**PROBLEM REQUIREMENTS**
Your output is the lines from the first one to the one containing "name=name, marker_color=color, showlegend=True))", repeated exactly, with images left out.

— begin —

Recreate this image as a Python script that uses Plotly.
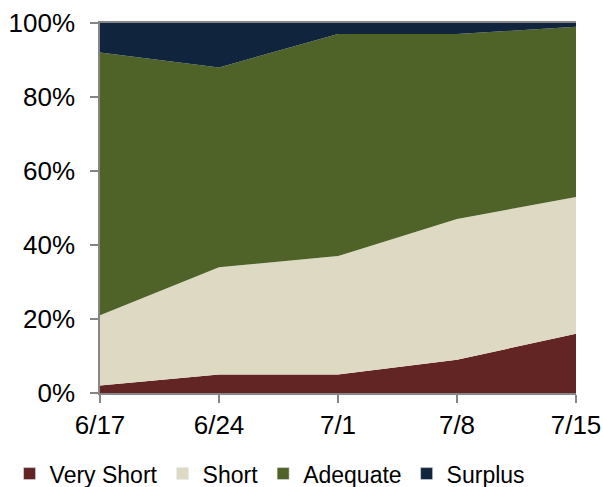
import plotly.graph_objects as go

dates = ["6/17", "6/24", "7/1", "7/8", "7/15"]
very_short = [2, 5, 5, 9, 16]
short = [19, 29, 32, 38, 37]
adequate = [71, 54, 60, 50, 46]
surplus = [8, 12, 3, 3, 1]
y_ticks = [0, 20, 40, 60, 80, 100]
y_tick_labels = ["0%", "20%", "40%", "60%", "80%", "100%"]

series = [
    ("Very Short", very_short, "#632523"),
    ("Short", short, "#DDD9C3"),
    ("Adequate", adequate, "#4F6228"),
    ("Surplus", surplus, "#10243E"),
]

xpos = list(range(len(dates)))

fig = go.Figure()
for name, vals, color in series:
    fig.add_trace(go.Scatter(
        x=xpos, y=vals, name=name, stackgroup="one", mode="none",
        fillcolor=color, line=dict(width=0), showlegend=False,
        hoverinfo="skip",
    ))
for name, vals, color in series:
    fig.add_trace(go.Bar(x=[None], y=[None], name=name, marker_color=color, showlegend=True))

font_family = "Liberation Sans, Arial, sans-serif"
fig.update_layout(
    width=603, height=487,
    margin=dict(l=100, r=27, t=23, b=94, autoexpand=False),
    paper_bgcolor="white", plot_bgcolor="white",
    font=dict(family=font_family, size=26, color="black"),
    showlegend=True,
    legend=dict(
        orientation="h", x=-0.19, xanchor="left", y=-0.218, yanchor="middle",
        font=dict(size=23, family=font_family, color="black"),
        traceorder="normal", itemwidth=30, itemclick=False,
        tracegroupgap=0,
    ),
    xaxis=dict(
        range=[0, 4], tickvals=xpos, ticktext=dates, automargin=False,
        showgrid=False, zeroline=False,
        showline=True, linecolor="#868686", linewidth=1.5, mirror=True,
        ticks="outside", ticklen=8, tickcolor="#868686", tickwidth=1.5,
        tickfont=dict(size=26),
    ),
    yaxis=dict(
        range=[0, 100], tickvals=y_ticks, ticktext=y_tick_labels, automargin=False,
        showgrid=False, zeroline=False,
        showline=True, linecolor="#868686", linewidth=1.5,
        ticks="outside", ticklen=8, tickcolor="#868686", tickwidth=1.5,
        tickfont=dict(size=26), ticklabelstandoff=10,
    ),
)

fig.write_html(
    "out.html",
    config={"displayModeBar": False},
    post_script="document.body.style.margin='0';document.body.style.overflow='hidden';",
)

— end —

**EXERCISE RESPONSE**
Recreate this image as a Python script that uses Plotly.
import plotly.graph_objects as go

dates = ["6/17", "6/24", "7/1", "7/8", "7/15"]
very_short = [2, 5, 5, 9, 16]
short = [19, 29, 32, 38, 37]
adequate = [71, 54, 60, 50, 46]
surplus = [8, 12, 3, 3, 1]
y_ticks = [0, 20, 40, 60, 80, 100]
y_tick_labels = ["0%", "20%", "40%", "60%", "80%", "100%"]

series = [
    ("Very Short", very_short, "#632523"),
    ("Short", short, "#DDD9C3"),
    ("Adequate", adequate, "#4F6228"),
    ("Surplus", surplus, "#10243E"),
]

xpos = list(range(len(dates)))

fig = go.Figure()
for name, vals, color in series:
    fig.add_trace(go.Scatter(
        x=xpos, y=vals, name=name, stackgroup="one", mode="none",
        fillcolor=color, line=dict(width=0), showlegend=False,
        hoverinfo="skip",
    ))
for name, vals, color in series:
    fig.add_trace(go.Bar(x=[None], y=[None], name=name, marker_color=color, showlegend=True))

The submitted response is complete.